Stored data entries
+ + + + +

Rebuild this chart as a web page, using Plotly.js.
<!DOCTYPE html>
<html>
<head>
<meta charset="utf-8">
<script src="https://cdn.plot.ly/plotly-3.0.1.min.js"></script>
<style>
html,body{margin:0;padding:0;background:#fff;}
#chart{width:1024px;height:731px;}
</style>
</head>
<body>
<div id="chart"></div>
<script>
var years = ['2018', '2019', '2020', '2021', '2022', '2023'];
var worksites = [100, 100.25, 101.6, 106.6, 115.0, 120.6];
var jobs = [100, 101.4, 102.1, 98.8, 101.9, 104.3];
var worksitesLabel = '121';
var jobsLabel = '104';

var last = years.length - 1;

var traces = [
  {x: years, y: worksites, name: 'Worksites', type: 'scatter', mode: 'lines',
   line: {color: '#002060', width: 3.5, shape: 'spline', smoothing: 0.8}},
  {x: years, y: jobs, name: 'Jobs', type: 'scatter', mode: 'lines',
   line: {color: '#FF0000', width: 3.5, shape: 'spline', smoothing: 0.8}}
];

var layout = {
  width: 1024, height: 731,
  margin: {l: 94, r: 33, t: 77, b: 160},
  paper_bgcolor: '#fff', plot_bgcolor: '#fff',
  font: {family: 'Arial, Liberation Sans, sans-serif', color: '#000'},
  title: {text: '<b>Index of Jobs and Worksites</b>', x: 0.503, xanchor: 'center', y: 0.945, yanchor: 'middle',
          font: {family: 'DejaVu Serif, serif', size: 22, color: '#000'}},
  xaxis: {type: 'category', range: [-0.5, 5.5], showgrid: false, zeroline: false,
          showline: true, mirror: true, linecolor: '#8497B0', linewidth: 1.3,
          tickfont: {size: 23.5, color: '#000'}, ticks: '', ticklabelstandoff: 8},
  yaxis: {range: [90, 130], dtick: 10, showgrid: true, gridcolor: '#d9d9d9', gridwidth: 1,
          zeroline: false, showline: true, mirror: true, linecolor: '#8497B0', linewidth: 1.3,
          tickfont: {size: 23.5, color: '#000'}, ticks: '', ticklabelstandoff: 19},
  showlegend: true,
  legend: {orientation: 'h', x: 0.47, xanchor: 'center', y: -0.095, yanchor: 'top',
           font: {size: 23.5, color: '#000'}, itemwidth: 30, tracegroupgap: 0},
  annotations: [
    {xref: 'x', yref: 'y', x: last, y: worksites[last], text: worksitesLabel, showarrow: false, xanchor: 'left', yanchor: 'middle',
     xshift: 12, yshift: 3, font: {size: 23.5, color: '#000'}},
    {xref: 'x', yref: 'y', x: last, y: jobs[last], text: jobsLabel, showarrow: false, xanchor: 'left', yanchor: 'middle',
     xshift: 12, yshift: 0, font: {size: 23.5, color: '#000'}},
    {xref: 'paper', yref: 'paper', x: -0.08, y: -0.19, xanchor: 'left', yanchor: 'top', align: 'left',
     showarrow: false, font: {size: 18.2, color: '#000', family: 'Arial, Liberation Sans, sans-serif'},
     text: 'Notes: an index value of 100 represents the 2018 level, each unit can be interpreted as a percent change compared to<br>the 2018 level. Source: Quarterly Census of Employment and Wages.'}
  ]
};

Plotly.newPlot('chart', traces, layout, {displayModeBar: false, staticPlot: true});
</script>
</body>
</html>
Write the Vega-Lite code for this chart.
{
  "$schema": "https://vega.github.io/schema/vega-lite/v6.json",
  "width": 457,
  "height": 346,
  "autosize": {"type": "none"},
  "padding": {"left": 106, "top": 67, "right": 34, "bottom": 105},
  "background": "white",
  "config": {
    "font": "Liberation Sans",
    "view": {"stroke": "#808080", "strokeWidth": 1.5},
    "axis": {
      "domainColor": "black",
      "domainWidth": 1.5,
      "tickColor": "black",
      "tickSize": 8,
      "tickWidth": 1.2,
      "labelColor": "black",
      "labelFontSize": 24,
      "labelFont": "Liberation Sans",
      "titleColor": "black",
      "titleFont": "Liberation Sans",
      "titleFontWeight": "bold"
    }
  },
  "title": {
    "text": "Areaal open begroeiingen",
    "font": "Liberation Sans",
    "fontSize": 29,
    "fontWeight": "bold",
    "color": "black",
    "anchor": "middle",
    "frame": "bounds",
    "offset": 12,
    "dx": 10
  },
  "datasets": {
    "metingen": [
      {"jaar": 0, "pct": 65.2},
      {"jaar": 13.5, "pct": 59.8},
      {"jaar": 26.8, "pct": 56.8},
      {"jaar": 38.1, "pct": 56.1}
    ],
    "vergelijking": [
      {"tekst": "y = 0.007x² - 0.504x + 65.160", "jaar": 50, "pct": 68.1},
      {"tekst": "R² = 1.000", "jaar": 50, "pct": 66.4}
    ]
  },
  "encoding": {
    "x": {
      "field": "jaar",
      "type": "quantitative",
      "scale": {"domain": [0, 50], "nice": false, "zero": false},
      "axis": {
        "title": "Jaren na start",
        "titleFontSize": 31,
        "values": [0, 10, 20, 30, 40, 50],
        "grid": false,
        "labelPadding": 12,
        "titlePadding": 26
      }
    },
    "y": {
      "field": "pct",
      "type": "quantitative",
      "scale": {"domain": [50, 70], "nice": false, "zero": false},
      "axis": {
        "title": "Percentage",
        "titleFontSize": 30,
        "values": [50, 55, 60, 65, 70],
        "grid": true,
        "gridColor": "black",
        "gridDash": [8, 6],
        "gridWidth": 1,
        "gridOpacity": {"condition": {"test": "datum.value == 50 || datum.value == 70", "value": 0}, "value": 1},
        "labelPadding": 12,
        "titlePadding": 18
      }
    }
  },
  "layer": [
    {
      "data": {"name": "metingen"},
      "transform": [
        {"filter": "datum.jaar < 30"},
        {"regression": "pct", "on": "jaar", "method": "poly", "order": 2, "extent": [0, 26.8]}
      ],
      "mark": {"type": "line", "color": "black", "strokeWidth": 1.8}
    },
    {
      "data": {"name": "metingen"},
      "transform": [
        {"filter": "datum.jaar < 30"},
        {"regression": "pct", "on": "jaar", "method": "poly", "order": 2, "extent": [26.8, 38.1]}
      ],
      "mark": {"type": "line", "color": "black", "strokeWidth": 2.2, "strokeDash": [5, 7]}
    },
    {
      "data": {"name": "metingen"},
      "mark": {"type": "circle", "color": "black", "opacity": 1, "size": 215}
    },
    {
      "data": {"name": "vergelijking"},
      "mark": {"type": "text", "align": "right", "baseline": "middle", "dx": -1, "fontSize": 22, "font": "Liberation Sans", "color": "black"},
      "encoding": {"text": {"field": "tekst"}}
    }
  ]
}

+ + + + +

## Problem to work on
Write every line of the material above again, exactly.

## The solution
Rebuild this chart as a web page, using Plotly.js.
<!DOCTYPE html>
<html>
<head>
<meta charset="utf-8">
<script src="https://cdn.plot.ly/plotly-3.0.1.min.js"></script>
<style>
html,body{margin:0;padding:0;background:#fff;}
#chart{width:1024px;height:731px;}
</style>
</head>
<body>
<div id="chart"></div>
<script>
var years = ['2018', '2019', '2020', '2021', '2022', '2023'];
var worksites = [100, 100.25, 101.6, 106.6, 115.0, 120.6];
var jobs = [100, 101.4, 102.1, 98.8, 101.9, 104.3];
var worksitesLabel = '121';
var jobsLabel = '104';

var last = years.length - 1;

var traces = [
  {x: years, y: worksites, name: 'Worksites', type: 'scatter', mode: 'lines',
   line: {color: '#002060', width: 3.5, shape: 'spline', smoothing: 0.8}},
  {x: years, y: jobs, name: 'Jobs', type: 'scatter', mode: 'lines',
   line: {color: '#FF0000', width: 3.5, shape: 'spline', smoothing: 0.8}}
];

var layout = {
  width: 1024, height: 731,
  margin: {l: 94, r: 33, t: 77, b: 160},
  paper_bgcolor: '#fff', plot_bgcolor: '#fff',
  font: {family: 'Arial, Liberation Sans, sans-serif', color: '#000'},
  title: {text: '<b>Index of Jobs and Worksites</b>', x: 0.503, xanchor: 'center', y: 0.945, yanchor: 'middle',
          font: {family: 'DejaVu Serif, serif', size: 22, color: '#000'}},
  xaxis: {type: 'category', range: [-0.5, 5.5], showgrid: false, zeroline: false,
          showline: true, mirror: true, linecolor: '#8497B0', linewidth: 1.3,
          tickfont: {size: 23.5, color: '#000'}, ticks: '', ticklabelstandoff: 8},
  yaxis: {range: [90, 130], dtick: 10, showgrid: true, gridcolor: '#d9d9d9', gridwidth: 1,
          zeroline: false, showline: true, mirror: true, linecolor: '#8497B0', linewidth: 1.3,
          tickfont: {size: 23.5, color: '#000'}, ticks: '', ticklabelstandoff: 19},
  showlegend: true,
  legend: {orientation: 'h', x: 0.47, xanchor: 'center', y: -0.095, yanchor: 'top',
           font: {size: 23.5, color: '#000'}, itemwidth: 30, tracegroupgap: 0},
  annotations: [
    {xref: 'x', yref: 'y', x: last, y: worksites[last], text: worksitesLabel, showarrow: false, xanchor: 'left', yanchor: 'middle',
     xshift: 12, yshift: 3, font: {size: 23.5, color: '#000'}},
    {xref: 'x', yref: 'y', x: last, y: jobs[last], text: jobsLabel, showarrow: false, xanchor: 'left', yanchor: 'middle',
     xshift: 12, yshift: 0, font: {size: 23.5, color: '#000'}},
    {xref: 'paper', yref: 'paper', x: -0.08, y: -0.19, xanchor: 'left', yanchor: 'top', align: 'left',
     showarrow: false, font: {size: 18.2, color: '#000', family: 'Arial, Liberation Sans, sans-serif'},
     text: 'Notes: an index value of 100 represents the 2018 level, each unit can be interpreted as a percent change compared to<br>the 2018 level. Source: Quarterly Census of Employment and Wages.'}
  ]
};

Plotly.newPlot('chart', traces, layout, {displayModeBar: false, staticPlot: true});
</script>
</body>
</html>
Write the Vega-Lite code for this chart.
{
  "$schema": "https://vega.github.io/schema/vega-lite/v6.json",
  "width": 457,
  "height": 346,
  "autosize": {"type": "none"},
  "padding": {"left": 106, "top": 67, "right": 34, "bottom": 105},
  "background": "white",
  "config": {
    "font": "Liberation Sans",
    "view": {"stroke": "#808080", "strokeWidth": 1.5},
    "axis": {
      "domainColor": "black",
      "domainWidth": 1.5,
      "tickColor": "black",
      "tickSize": 8,
      "tickWidth": 1.2,
      "labelColor": "black",
      "labelFontSize": 24,
      "labelFont": "Liberation Sans",
      "titleColor": "black",
      "titleFont": "Liberation Sans",
      "titleFontWeight": "bold"
    }
  },
  "title": {
    "text": "Areaal open begroeiingen",
    "font": "Liberation Sans",
    "fontSize": 29,
    "fontWeight": "bold",
    "color": "black",
    "anchor": "middle",
    "frame": "bounds",
    "offset": 12,
    "dx": 10
  },
  "datasets": {
    "metingen": [
      {"jaar": 0, "pct": 65.2},
      {"jaar": 13.5, "pct": 59.8},
      {"jaar": 26.8, "pct": 56.8},
      {"jaar": 38.1, "pct": 56.1}
    ],
    "vergelijking": [
      {"tekst": "y = 0.007x² - 0.504x + 65.160", "jaar": 50, "pct": 68.1},
      {"tekst": "R² = 1.000", "jaar": 50, "pct": 66.4}
    ]
  },
  "encoding": {
    "x": {
      "field": "jaar",
      "type": "quantitative",
      "scale": {"domain": [0, 50], "nice": false, "zero": false},
      "axis": {
        "title": "Jaren na start",
        "titleFontSize": 31,
        "values": [0, 10, 20, 30, 40, 50],
        "grid": false,
        "labelPadding": 12,
        "titlePadding": 26
      }
    },
    "y": {
      "field": "pct",
      "type": "quantitative",
      "scale": {"domain": [50, 70], "nice": false, "zero": false},
      "axis": {
        "title": "Percentage",
        "titleFontSize": 30,
        "values": [50, 55, 60, 65, 70],
        "grid": true,
        "gridColor": "black",
        "gridDash": [8, 6],
        "gridWidth": 1,
        "gridOpacity": {"condition": {"test": "datum.value == 50 || datum.value == 70", "value": 0}, "value": 1},
        "labelPadding": 12,
        "titlePadding": 18
      }
    }
  },
  "layer": [
    {
      "data": {"name": "metingen"},
      "transform": [
        {"filter": "datum.jaar < 30"},
        {"regression": "pct", "on": "jaar", "method": "poly", "order": 2, "extent": [0, 26.8]}
      ],
      "mark": {"type": "line", "color": "black", "strokeWidth": 1.8}
    },
    {
      "data": {"name": "metingen"},
      "transform": [
        {"filter": "datum.jaar < 30"},
        {"regression": "pct", "on": "jaar", "method": "poly", "order": 2, "extent": [26.8, 38.1]}
      ],
      "mark": {"type": "line", "color": "black", "strokeWidth": 2.2, "strokeDash": [5, 7]}
    },
    {
      "data": {"name": "metingen"},
      "mark": {"type": "circle", "color": "black", "opacity": 1, "size": 215}
    },
    {
      "data": {"name": "vergelijking"},
      "mark": {"type": "text", "align": "right", "baseline": "middle", "dx": -1, "fontSize": 22, "font": "Liberation Sans", "color": "black"},
      "encoding": {"text": {"field": "tekst"}}
    }
  ]
}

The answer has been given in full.